Matter of Kaplan v New York City Tr. Auth.Annotate this Case
Decided and Entered: June 7, 2018
[*1]In the Matter of the Claim of LYUBOV KAPLAN, Appellant,
NEW YORK CITY TRANSIT AUTHORITY, Respondent. WORKERS' COMPENSATION BOARD, Respondent.
Calendar Date: May 3, 2018
Before: McCarthy, J.P., Devine, Clark, Aarons and Pritzker, JJ.
Grey & Grey, LLP, Farmingdale (Sanjai Doobay of counsel), for appellant.
Jones Jones LLC, New York City (David S. Secemski of counsel), for New York City Transit Authority, respondent.
MEMORANDUM AND ORDER
Appeal from a decision of the Workers' Compensation Board, filed February 23, 2017, which ruled that decedent's death did not arise out of and in the course of his employment and denied claimant's claim for workers' compensation death benefits.
On July 11, 2015, claimant's husband (hereinafter decedent), who was employed to perform equipment maintenance for the employer, collapsed in the locker room at work. Decedent was later pronounced dead at the hospital, and the emergency room
records attributed his death to sudden cardiac arrest secondary to cardiovascular disease due to old age. Claimant applied for workers' compensation death benefits and, following hearings, a Workers' Compensation Law Judge established the claim, finding that the employer's proof did not rebut the presumption of compensability in Workers' Compensation Law § 21. The Workers' Compensation Board reversed, concluding that, even if the presumption applies, it was rebutted and claimant had not submitted a medical opinion to support a finding that decedent's death was causally-related to his employment. Claimant appeals.
To be compensable under the Workers' Compensation Law, an accidental injury must arise both out of and in the course of employment (see Workers' Compensation Law §§ 2 ; 10 [*2]). While a presumption of compensability arises where an unwitnessed or unexplained death occurs during the course of employment (see Workers' Compensation Law § 21 ), relieving claimant of the obligation to submit prima facie medical evidence of a causal relationship, that presumption "may be rebutted if substantial evidence demonstrates that the death was not work related" (Matter of Lavigne v Hannaford Bros Co., 153 AD3d 1067, 1068  [internal quotation marks and citation omitted]; see Matter of Rasiej v Syska Hennesy Group Inc., 145 AD3d 1332, 1332 ).

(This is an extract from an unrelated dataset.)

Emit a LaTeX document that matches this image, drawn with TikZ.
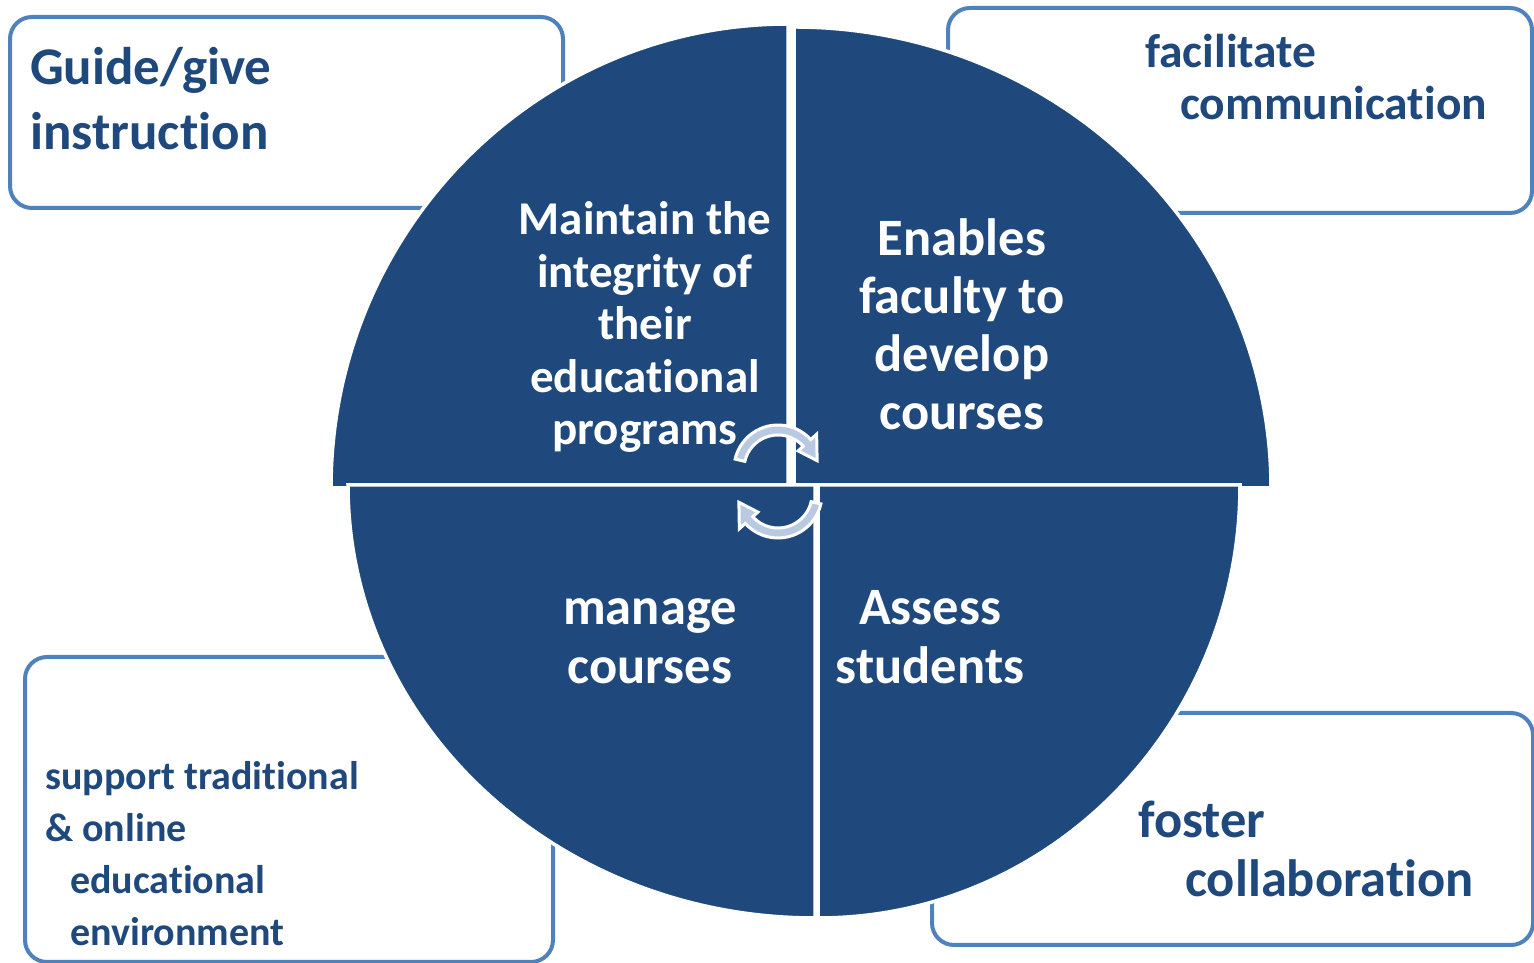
\documentclass[tikz,border=0pt]{standalone}
\usepackage{fontspec}
\setmainfont{Carlito}[Ligatures=NoCommon]
\usetikzlibrary{calc}
\definecolor{quadcolor}{RGB}{31,73,125}
\definecolor{boxcolor}{RGB}{79,129,189}
\definecolor{arrowcolor}{RGB}{185,201,226}
\tikzset{
	outbox/.style={
		draw=boxcolor,
		line width=4pt,
		fill=white,
		rounded corners=22pt
	},
	quad/.style={
		fill=quadcolor,
		draw=white,
		line width=3.5pt
	},
	cyclearrow/.style={
		fill=arrowcolor,
		draw=white,
		line width=3pt
	},
	quadtext/.style={
		text=white,
		align=center,
		anchor=base,
		inner sep=0pt
	},
	boxtext/.style={
		text=quadcolor,
		align=left,
		anchor=base west,
		inner sep=0pt
	},
}

\begin{document}
\begin{tikzpicture}[x=1pt,y=1pt]
\useasboundingbox (0,0) rectangle (1534,963);
% outer boxes
\draw[outbox] (10,946) rectangle (563,755);
\draw[outbox] (948,955) rectangle (1532,750);
\draw[outbox] (25,306) rectangle (553,1);
\draw[outbox] (932,250) rectangle (1533,18);
% quadrants
\coordinate (tlc) at (788,475);
\coordinate (trc) at (794,475);
\coordinate (blc) at (815,478);
\coordinate (brc) at (818,478);
\draw[quad] (tlc) -- ++(-457,0) arc[start angle=180,end angle=90,x radius=457,y radius=464] -- cycle;
\draw[quad] (trc) -- ++(0,461) arc[start angle=90,end angle=0,x radius=477,y radius=461] -- cycle;
\draw[quad] (blc) -- ++(0,-433) arc[start angle=270,end angle=180,x radius=467,y radius=433] -- cycle;
\draw[quad] (brc) -- ++(422,0) arc[start angle=0,end angle=-90,x radius=422,y radius=433] -- cycle;
% texts (placed at the baseline of their last line)
\node[boxtext,font=\fontsize{53}{65}\selectfont\bfseries] (guide) at (30,813) {Guide/give\\instruction};
\node[boxtext,font=\fontsize{47.5}{52}\selectfont\bfseries] (facil) at (1145,843) {facilitate\\\hspace*{35pt}communication};
\node[boxtext,font=\fontsize{40}{52}\selectfont\bfseries] (support) at (45,17) {support traditional\\\& online\\\hspace*{25pt}educational\\\hspace*{25pt}environment};
\node[boxtext,font=\fontsize{52.5}{59}\selectfont\bfseries] (foster) at (1138,66) {foster\\\hspace*{47pt}collaboration};
\node[quadtext,font=\fontsize{47}{52.5}\selectfont\bfseries] (maintain) at (645,518) {Maintain the\\integrity of\\their\\educational\\programs};
\node[quadtext,font=\fontsize{52.5}{58}\selectfont\bfseries] (enables) at (962,533) {Enables\\faculty to\\develop\\courses};
\node[quadtext,font=\fontsize{52.5}{59}\selectfont\bfseries] (manage) at (650,279) {manage\\courses};
\node[quadtext,font=\fontsize{52.5}{59}\selectfont\bfseries] (assess) at (930,279) {Assess\\students};
% cycle arrows
\coordinate (c1) at (778,494);
\coordinate (c2) at (778,469);
\draw[cyclearrow] ($(c1)+(167:34)$) arc[start angle=167,end angle=42,radius=34]
	-- ($(c1)+(42:27)$) -- ($(c1)+(12:40)$) -- ($(c1)+(42:52)$) -- ($(c1)+(42:44)$)
	arc[start angle=42,end angle=167,radius=44] -- cycle;
\draw[cyclearrow] ($(c2)+(-13:34)$) arc[start angle=-13,end angle=-138,radius=34]
	-- ($(c2)+(-138:27)$) -- ($(c2)+(-168:40)$) -- ($(c2)+(-138:52)$) -- ($(c2)+(-138:44)$)
	arc[start angle=-138,end angle=-13,radius=44] -- cycle;
\end{tikzpicture}
\end{document}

Like any administrative agency, the Board must render decisions based on the evidence contained in the record pertaining to the particular case before it. Here, the Board relied on medical records apparently contained in the case file for a separate claim filed by decedent based on a November 2014 fall at work. Although the record in the present case indicates that George Brief — a physician who conducted a review of decedent's medical records on behalf of the employer and issued a report — reviewed a one-page document containing hospital discharge instructions related to decedent's treatment in November 2014, that one page is the only medical record from 2014 that is included in the current record. Despite the absence in this record of any other medical records related to the prior incident, the Board relied heavily upon medical records contained in the case file for the 2014 claim (compare 12 NYCRR 300.18 [b], [c], [e] [referring to the Board's "case file" when addressing the proper content of a record on appeal]). The employer did not request that the Board rely on those 2014 records, nor did it adhere to the procedure for introducing additional evidence into the administrative appeal that was not before the Workers' Compensation Law Judge (see 12 NYCRR 300.13 [b]  [iii]). The Board's rule provides that, if that procedure is not followed, the Board "will not" consider such new evidence (12 NYCRR 300.13 [b]  [iii]; see Matter of Casale v St. Catherine of Siena Med. Ctr., 156 AD3d 1070, 1071-1072 ).
Claimant was prejudiced because she was not on notice — until she received the Board decision — that the Board would rely on documents from another case file. The employer argues that the referenced medical reports cannot be objectionable because they accurately reflect the treatment rendered, but we cannot verify that without reviewing those reports. The employer further argues that no response to the medical records would change the strength of either side's argument, but that proposition is mere speculation. Either party may have chosen to submit additional medical records reflecting on decedent's medical treatment from November 2014 until his death in July 2015 had the parties been on notice that this period of treatment would be at issue.
Furthermore, we cannot assume that the Board would have reached the same decision had it not considered the medical records from the other case file. The Board referred to more than one of those medical records, indicated that it considered at least 27 pages and quoted at length from one 2014 document that it found to be "most telling with respect to the cause of the decedent's death." In one specific finding, the Board stated that any presumption of compensability was rebutted by Brief's medical opinion and the medical evidence in the case file associated with the other claim. Because the Board improperly relied upon documents outside the record, which are also not before this Court for our review, we reverse.
Devine, Clark, Aarons and Pritzker, JJ., concur.
ORDERED that the decision is reversed, without costs, and matter remitted to the Workers' Compensation Board for further proceedings not inconsistent with this Court's decision.